## WORK TO DO
Write out each line beneath this one exactly as it reads.

# start of RECORDED INFORMATION

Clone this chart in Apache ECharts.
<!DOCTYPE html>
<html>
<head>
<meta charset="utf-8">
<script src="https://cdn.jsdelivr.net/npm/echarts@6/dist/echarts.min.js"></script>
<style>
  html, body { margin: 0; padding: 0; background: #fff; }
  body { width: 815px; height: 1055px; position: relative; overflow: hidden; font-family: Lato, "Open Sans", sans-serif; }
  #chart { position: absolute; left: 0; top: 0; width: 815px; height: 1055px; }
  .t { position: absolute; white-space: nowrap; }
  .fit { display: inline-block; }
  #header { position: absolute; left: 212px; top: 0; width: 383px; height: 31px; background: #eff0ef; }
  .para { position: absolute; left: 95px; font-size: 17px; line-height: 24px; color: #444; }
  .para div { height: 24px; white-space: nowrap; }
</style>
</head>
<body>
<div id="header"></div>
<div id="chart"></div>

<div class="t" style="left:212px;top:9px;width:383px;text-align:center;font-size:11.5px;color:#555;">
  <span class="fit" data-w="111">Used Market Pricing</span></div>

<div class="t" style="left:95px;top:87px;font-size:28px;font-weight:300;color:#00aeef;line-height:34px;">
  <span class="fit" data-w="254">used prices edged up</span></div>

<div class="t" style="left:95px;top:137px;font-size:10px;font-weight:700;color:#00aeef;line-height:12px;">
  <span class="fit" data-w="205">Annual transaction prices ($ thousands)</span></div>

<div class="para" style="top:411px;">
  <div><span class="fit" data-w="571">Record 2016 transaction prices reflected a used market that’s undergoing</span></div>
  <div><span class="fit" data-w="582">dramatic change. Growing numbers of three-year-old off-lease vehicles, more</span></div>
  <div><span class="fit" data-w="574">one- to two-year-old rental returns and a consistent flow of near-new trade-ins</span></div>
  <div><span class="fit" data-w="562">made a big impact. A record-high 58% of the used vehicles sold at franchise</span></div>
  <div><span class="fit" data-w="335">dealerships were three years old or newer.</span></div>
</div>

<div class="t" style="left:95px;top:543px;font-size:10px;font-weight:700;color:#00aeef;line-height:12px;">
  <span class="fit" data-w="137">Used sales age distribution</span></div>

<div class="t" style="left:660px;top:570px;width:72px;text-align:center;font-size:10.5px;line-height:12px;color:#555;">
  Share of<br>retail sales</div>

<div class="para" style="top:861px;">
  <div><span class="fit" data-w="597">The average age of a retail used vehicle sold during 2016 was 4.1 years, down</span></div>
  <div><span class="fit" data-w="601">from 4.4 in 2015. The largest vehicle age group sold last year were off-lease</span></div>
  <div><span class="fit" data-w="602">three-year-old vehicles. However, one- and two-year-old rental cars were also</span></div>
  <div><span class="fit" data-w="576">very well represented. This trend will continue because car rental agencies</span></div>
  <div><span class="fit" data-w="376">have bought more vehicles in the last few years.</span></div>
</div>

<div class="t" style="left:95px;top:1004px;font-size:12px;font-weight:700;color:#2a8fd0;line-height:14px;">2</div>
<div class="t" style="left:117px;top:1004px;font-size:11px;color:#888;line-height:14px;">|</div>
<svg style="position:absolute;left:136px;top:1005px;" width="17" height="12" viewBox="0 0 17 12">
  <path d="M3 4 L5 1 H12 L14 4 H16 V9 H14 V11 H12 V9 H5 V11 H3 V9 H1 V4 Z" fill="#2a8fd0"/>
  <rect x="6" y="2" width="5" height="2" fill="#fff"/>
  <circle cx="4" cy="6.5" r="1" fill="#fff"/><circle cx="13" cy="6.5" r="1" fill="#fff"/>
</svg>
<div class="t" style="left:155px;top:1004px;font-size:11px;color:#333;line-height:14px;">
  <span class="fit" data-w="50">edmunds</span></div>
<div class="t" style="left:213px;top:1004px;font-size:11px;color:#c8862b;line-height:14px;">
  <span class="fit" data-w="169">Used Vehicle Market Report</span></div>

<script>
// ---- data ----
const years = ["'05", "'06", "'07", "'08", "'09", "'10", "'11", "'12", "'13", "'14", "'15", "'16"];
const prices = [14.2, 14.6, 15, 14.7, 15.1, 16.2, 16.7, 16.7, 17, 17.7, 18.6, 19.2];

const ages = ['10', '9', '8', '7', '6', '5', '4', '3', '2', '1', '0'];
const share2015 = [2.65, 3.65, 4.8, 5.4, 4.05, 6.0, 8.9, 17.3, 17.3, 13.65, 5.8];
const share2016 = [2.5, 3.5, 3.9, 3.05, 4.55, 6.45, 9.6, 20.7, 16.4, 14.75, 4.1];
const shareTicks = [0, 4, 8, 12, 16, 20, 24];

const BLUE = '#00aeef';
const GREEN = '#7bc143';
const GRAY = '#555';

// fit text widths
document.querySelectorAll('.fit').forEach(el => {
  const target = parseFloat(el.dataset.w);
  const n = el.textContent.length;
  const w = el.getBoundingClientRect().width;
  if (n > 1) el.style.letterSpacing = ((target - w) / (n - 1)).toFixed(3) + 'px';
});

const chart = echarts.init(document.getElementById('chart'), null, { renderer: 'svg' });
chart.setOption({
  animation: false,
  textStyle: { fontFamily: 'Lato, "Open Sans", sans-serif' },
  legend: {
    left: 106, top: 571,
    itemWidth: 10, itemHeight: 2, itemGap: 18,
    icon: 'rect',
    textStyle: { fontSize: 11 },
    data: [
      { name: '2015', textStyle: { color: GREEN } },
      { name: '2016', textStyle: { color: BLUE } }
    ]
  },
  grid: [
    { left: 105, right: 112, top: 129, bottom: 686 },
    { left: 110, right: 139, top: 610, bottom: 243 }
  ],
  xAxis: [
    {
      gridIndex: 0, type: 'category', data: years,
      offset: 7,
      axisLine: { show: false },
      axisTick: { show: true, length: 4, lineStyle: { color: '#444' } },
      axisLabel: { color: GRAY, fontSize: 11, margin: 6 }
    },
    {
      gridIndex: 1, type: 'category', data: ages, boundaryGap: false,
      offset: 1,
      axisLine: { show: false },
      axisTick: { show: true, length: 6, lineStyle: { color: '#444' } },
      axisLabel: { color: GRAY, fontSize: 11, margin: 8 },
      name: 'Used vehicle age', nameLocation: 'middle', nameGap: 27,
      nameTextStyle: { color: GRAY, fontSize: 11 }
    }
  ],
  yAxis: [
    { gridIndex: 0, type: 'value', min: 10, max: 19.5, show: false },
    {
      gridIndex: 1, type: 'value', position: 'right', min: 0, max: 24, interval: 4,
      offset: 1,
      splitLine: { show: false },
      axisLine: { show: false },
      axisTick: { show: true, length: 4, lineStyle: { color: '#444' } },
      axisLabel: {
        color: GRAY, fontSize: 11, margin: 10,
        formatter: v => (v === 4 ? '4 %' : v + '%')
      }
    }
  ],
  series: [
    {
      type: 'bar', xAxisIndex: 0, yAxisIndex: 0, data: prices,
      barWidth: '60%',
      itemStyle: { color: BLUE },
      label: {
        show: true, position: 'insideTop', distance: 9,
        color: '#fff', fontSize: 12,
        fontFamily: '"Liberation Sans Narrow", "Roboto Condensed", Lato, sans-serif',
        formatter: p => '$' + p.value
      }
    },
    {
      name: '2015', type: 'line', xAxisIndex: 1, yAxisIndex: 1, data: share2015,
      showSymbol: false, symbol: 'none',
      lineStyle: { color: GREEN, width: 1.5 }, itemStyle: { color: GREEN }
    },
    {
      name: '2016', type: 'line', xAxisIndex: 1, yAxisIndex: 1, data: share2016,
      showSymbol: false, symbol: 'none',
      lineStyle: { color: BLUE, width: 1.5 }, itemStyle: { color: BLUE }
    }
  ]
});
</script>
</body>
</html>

# end of RECORDED INFORMATION

## FINISHED TASK
Clone this chart in Apache ECharts.
<!DOCTYPE html>
<html>
<head>
<meta charset="utf-8">
<script src="https://cdn.jsdelivr.net/npm/echarts@6/dist/echarts.min.js"></script>
<style>
  html, body { margin: 0; padding: 0; background: #fff; }
  body { width: 815px; height: 1055px; position: relative; overflow: hidden; font-family: Lato, "Open Sans", sans-serif; }
  #chart { position: absolute; left: 0; top: 0; width: 815px; height: 1055px; }
  .t { position: absolute; white-space: nowrap; }
  .fit { display: inline-block; }
  #header { position: absolute; left: 212px; top: 0; width: 383px; height: 31px; background: #eff0ef; }
  .para { position: absolute; left: 95px; font-size: 17px; line-height: 24px; color: #444; }
  .para div { height: 24px; white-space: nowrap; }
</style>
</head>
<body>
<div id="header"></div>
<div id="chart"></div>

<div class="t" style="left:212px;top:9px;width:383px;text-align:center;font-size:11.5px;color:#555;">
  <span class="fit" data-w="111">Used Market Pricing</span></div>

<div class="t" style="left:95px;top:87px;font-size:28px;font-weight:300;color:#00aeef;line-height:34px;">
  <span class="fit" data-w="254">used prices edged up</span></div>

<div class="t" style="left:95px;top:137px;font-size:10px;font-weight:700;color:#00aeef;line-height:12px;">
  <span class="fit" data-w="205">Annual transaction prices ($ thousands)</span></div>

<div class="para" style="top:411px;">
  <div><span class="fit" data-w="571">Record 2016 transaction prices reflected a used market that’s undergoing</span></div>
  <div><span class="fit" data-w="582">dramatic change. Growing numbers of three-year-old off-lease vehicles, more</span></div>
  <div><span class="fit" data-w="574">one- to two-year-old rental returns and a consistent flow of near-new trade-ins</span></div>
  <div><span class="fit" data-w="562">made a big impact. A record-high 58% of the used vehicles sold at franchise</span></div>
  <div><span class="fit" data-w="335">dealerships were three years old or newer.</span></div>
</div>

<div class="t" style="left:95px;top:543px;font-size:10px;font-weight:700;color:#00aeef;line-height:12px;">
  <span class="fit" data-w="137">Used sales age distribution</span></div>

<div class="t" style="left:660px;top:570px;width:72px;text-align:center;font-size:10.5px;line-height:12px;color:#555;">
  Share of<br>retail sales</div>

<div class="para" style="top:861px;">
  <div><span class="fit" data-w="597">The average age of a retail used vehicle sold during 2016 was 4.1 years, down</span></div>
  <div><span class="fit" data-w="601">from 4.4 in 2015. The largest vehicle age group sold last year were off-lease</span></div>
  <div><span class="fit" data-w="602">three-year-old vehicles. However, one- and two-year-old rental cars were also</span></div>
  <div><span class="fit" data-w="576">very well represented. This trend will continue because car rental agencies</span></div>
  <div><span class="fit" data-w="376">have bought more vehicles in the last few years.</span></div>
</div>

<div class="t" style="left:95px;top:1004px;font-size:12px;font-weight:700;color:#2a8fd0;line-height:14px;">2</div>
<div class="t" style="left:117px;top:1004px;font-size:11px;color:#888;line-height:14px;">|</div>
<svg style="position:absolute;left:136px;top:1005px;" width="17" height="12" viewBox="0 0 17 12">
  <path d="M3 4 L5 1 H12 L14 4 H16 V9 H14 V11 H12 V9 H5 V11 H3 V9 H1 V4 Z" fill="#2a8fd0"/>
  <rect x="6" y="2" width="5" height="2" fill="#fff"/>
  <circle cx="4" cy="6.5" r="1" fill="#fff"/><circle cx="13" cy="6.5" r="1" fill="#fff"/>
</svg>
<div class="t" style="left:155px;top:1004px;font-size:11px;color:#333;line-height:14px;">
  <span class="fit" data-w="50">edmunds</span></div>
<div class="t" style="left:213px;top:1004px;font-size:11px;color:#c8862b;line-height:14px;">
  <span class="fit" data-w="169">Used Vehicle Market Report</span></div>

<script>
// ---- data ----
const years = ["'05", "'06", "'07", "'08", "'09", "'10", "'11", "'12", "'13", "'14", "'15", "'16"];
const prices = [14.2, 14.6, 15, 14.7, 15.1, 16.2, 16.7, 16.7, 17, 17.7, 18.6, 19.2];

const ages = ['10', '9', '8', '7', '6', '5', '4', '3', '2', '1', '0'];
const share2015 = [2.65, 3.65, 4.8, 5.4, 4.05, 6.0, 8.9, 17.3, 17.3, 13.65, 5.8];
const share2016 = [2.5, 3.5, 3.9, 3.05, 4.55, 6.45, 9.6, 20.7, 16.4, 14.75, 4.1];
const shareTicks = [0, 4, 8, 12, 16, 20, 24];

const BLUE = '#00aeef';
const GREEN = '#7bc143';
const GRAY = '#555';

// fit text widths
document.querySelectorAll('.fit').forEach(el => {
  const target = parseFloat(el.dataset.w);
  const n = el.textContent.length;
  const w = el.getBoundingClientRect().width;
  if (n > 1) el.style.letterSpacing = ((target - w) / (n - 1)).toFixed(3) + 'px';
});

const chart = echarts.init(document.getElementById('chart'), null, { renderer: 'svg' });
chart.setOption({
  animation: false,
  textStyle: { fontFamily: 'Lato, "Open Sans", sans-serif' },
  legend: {
    left: 106, top: 571,
    itemWidth: 10, itemHeight: 2, itemGap: 18,
    icon: 'rect',
    textStyle: { fontSize: 11 },
    data: [
      { name: '2015', textStyle: { color: GREEN } },
      { name: '2016', textStyle: { color: BLUE } }
    ]
  },
  grid: [
    { left: 105, right: 112, top: 129, bottom: 686 },
    { left: 110, right: 139, top: 610, bottom: 243 }
  ],
  xAxis: [
    {
      gridIndex: 0, type: 'category', data: years,
      offset: 7,
      axisLine: { show: false },
      axisTick: { show: true, length: 4, lineStyle: { color: '#444' } },
      axisLabel: { color: GRAY, fontSize: 11, margin: 6 }
    },
    {
      gridIndex: 1, type: 'category', data: ages, boundaryGap: false,
      offset: 1,
      axisLine: { show: false },
      axisTick: { show: true, length: 6, lineStyle: { color: '#444' } },
      axisLabel: { color: GRAY, fontSize: 11, margin: 8 },
      name: 'Used vehicle age', nameLocation: 'middle', nameGap: 27,
      nameTextStyle: { color: GRAY, fontSize: 11 }
    }
  ],
  yAxis: [
    { gridIndex: 0, type: 'value', min: 10, max: 19.5, show: false },
    {
      gridIndex: 1, type: 'value', position: 'right', min: 0, max: 24, interval: 4,
      offset: 1,
      splitLine: { show: false },
      axisLine: { show: false },
      axisTick: { show: true, length: 4, lineStyle: { color: '#444' } },
      axisLabel: {
        color: GRAY, fontSize: 11, margin: 10,
        formatter: v => (v === 4 ? '4 %' : v + '%')
      }
    }
  ],
  series: [
    {
      type: 'bar', xAxisIndex: 0, yAxisIndex: 0, data: prices,
      barWidth: '60%',
      itemStyle: { color: BLUE },
      label: {
        show: true, position: 'insideTop', distance: 9,
        color: '#fff', fontSize: 12,
        fontFamily: '"Liberation Sans Narrow", "Roboto Condensed", Lato, sans-serif',
        formatter: p => '$' + p.value
      }
    },
    {
      name: '2015', type: 'line', xAxisIndex: 1, yAxisIndex: 1, data: share2015,
      showSymbol: false, symbol: 'none',
      lineStyle: { color: GREEN, width: 1.5 }, itemStyle: { color: GREEN }
    },
    {
      name: '2016', type: 'line', xAxisIndex: 1, yAxisIndex: 1, data: share2016,
      showSymbol: false, symbol: 'none',
      lineStyle: { color: BLUE, width: 1.5 }, itemStyle: { color: BLUE }
    }
  ]
});
</script>
</body>
</html>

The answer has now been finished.